RAID5 works by splitting data from the file system and writing one chunk to each of N-1 disks and a checksum to the Nth disk. RAID5 is designed to detect "corrupt data" in the sense of bad sectors, in which case the original can be restored from the checksum and the N-2 remaining good chunks.
But if the FS updates the metadata and dies before it has time to write the files, the file system may be corrupt without the RAID being any wiser: What was written to disk is the same as what is read back from disk, as evidenced by the checksums matching. The RAID cannot know that important pieces are missing from the perspective of a higher level application.

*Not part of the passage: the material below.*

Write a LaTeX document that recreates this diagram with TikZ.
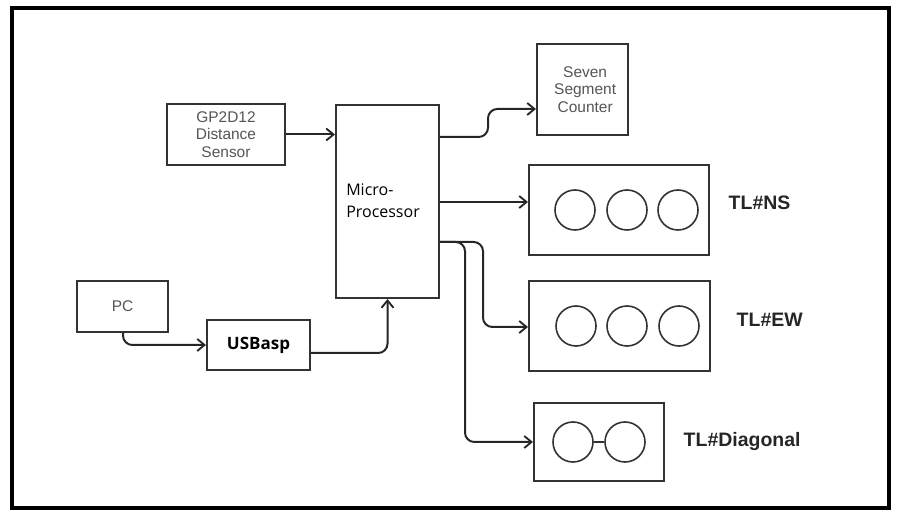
\documentclass[tikz,border=0pt]{standalone}
\usepackage{fontspec}
\setmainfont{Liberation Sans}
\newfontfamily\segfont{Open Sans}
\usetikzlibrary{arrows.meta,fit}
\definecolor{boxline}{HTML}{333333}
\definecolor{graytext}{HTML}{555555}
\begin{document}
\begin{tikzpicture}[x=0.75pt,y=-0.75pt,
  box/.style={draw=boxline,line width=1.5pt,inner sep=0pt},
  lamp/.style={circle,draw=boxline,line width=1.2pt,minimum size=30pt,inner sep=0pt},
  gtext/.style={text=graytext,font=\fontsize{11.6}{13.3}\selectfont,align=center,inner sep=0pt},
  tl/.style={font=\bfseries\fontsize{14.6}{17}\selectfont,text=black!85,anchor=west},
  conn/.style={line width=1.5pt,draw=black!85,rounded corners=7pt},
  arr/.style={conn,-{Straight Barb[length=5.5pt,width=9pt,line width=1.4pt]}}
]
\useasboundingbox (0,0) rectangle (903,523);
\node[draw=black,line width=2.3pt,fit={(12,8)(889,508)},inner sep=0pt] (frame) {};

\node[box,fit={(167,104)(285,165)}] (gp) {};
\node[gtext] (gptext) at (gp.center) {GP2D12\\Distance\\Sensor};
\node[box,fit={(336,105)(439,298)}] (mp) {};
\node[anchor=west,font=\segfont\fontsize{12}{16.5}\selectfont,align=left,inner sep=0pt] (mptext) at (346,201) {Micro-\\Processor};
\node[box,fit={(537,44)(628,135)}] (seven) {};
\node[gtext] (seventext) at ([xshift=2pt]seven.center) {Seven\\Segment\\Counter};

\node[box,fit={(529,165)(709,255)}] (ns) {};
\node[lamp] (ns1) at (575,210) {};
\node[lamp] (ns2) at (627,210) {};
\node[lamp] (ns3) at (678,210) {};
\node[tl] (nsl) at (724,203) {TL\#NS};

\node[box,fit={(529,281)(710,371)}] (ew) {};
\node[lamp] (ew1) at (576,326) {};
\node[lamp] (ew2) at (627,326) {};
\node[lamp] (ew3) at (679,326) {};
\node[tl] (ewl) at (732,320) {TL\#EW};

\node[box,fit={(534,403)(664,481)}] (dg) {};
\node[lamp] (dg1) at (573,442) {};
\node[lamp] (dg2) at (625,442) {};
\draw[boxline,line width=1.2pt] (dg1) -- (dg2);
\node[tl] (dgl) at (679,442) {TL\#Diagonal};

\node[box,fit={(77,281)(168,332)}] (pc) {};
\node[gtext] (pctext) at (pc.center) {PC};
\node[box,fit={(207,320)(310,370)}] (usb) {};
\node[font=\segfont\bfseries\fontsize{12.75}{15}\selectfont,inner sep=0pt] (usbtext) at (usb.center) {USBasp};

\draw[arr] (gp.east) -- (gp.east -| mp.west);
\draw[arr] (mp.east |- 0,137) -- (488,137) -- (488,109) -- (seven.west |- 0,109);
\draw[arr] (mp.east |- 0,202) -- (ns.west |- 0,202);
\draw[arr] (mp.east |- 0,242) -- (483,242) -- (483,327) -- (ew.west |- 0,327);
\draw[arr] (mp.east |- 0,242) -- (465,242) -- (465,442) -- (dg.west);
\draw[arr] (pc.south -| 123,0) -- (123,345) -- (usb.west);
\draw[arr] (usb.east |- 0,353) -- (mp.south |- 0,353) -- (mp.south);
\end{tikzpicture}
\end{document}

See this paper (pdf) for examples of corruption that goes undetected by RAID. In the context of file system corruption, I guess "torn writes" (only some of the data that were supposed to be written actually are) is particularly relevant.
Linux software RAID5 would actually make the power failure situation worse - much worse - for the reason already addressed. Even on ext3/4, replaying the journal after a power failure will not fix the RAID5 inconsistency which invariably arises due to the software RAID not having a nonvolatile "journal" of its own to play back. The result is corruption of not only user data but also filesystem data in the event of a power failure during a write operation. Dedicated hardware RAID controllers with battery-backed cache do not suffer from this, but that still doesn't make up for the lack of being able to run fsck on btrfs.
If you care about your data integrity then do not run btrfs without an fsck tool, and do not run RAID5 (or any parity RAID level) without nonvolatile cache or a UPS.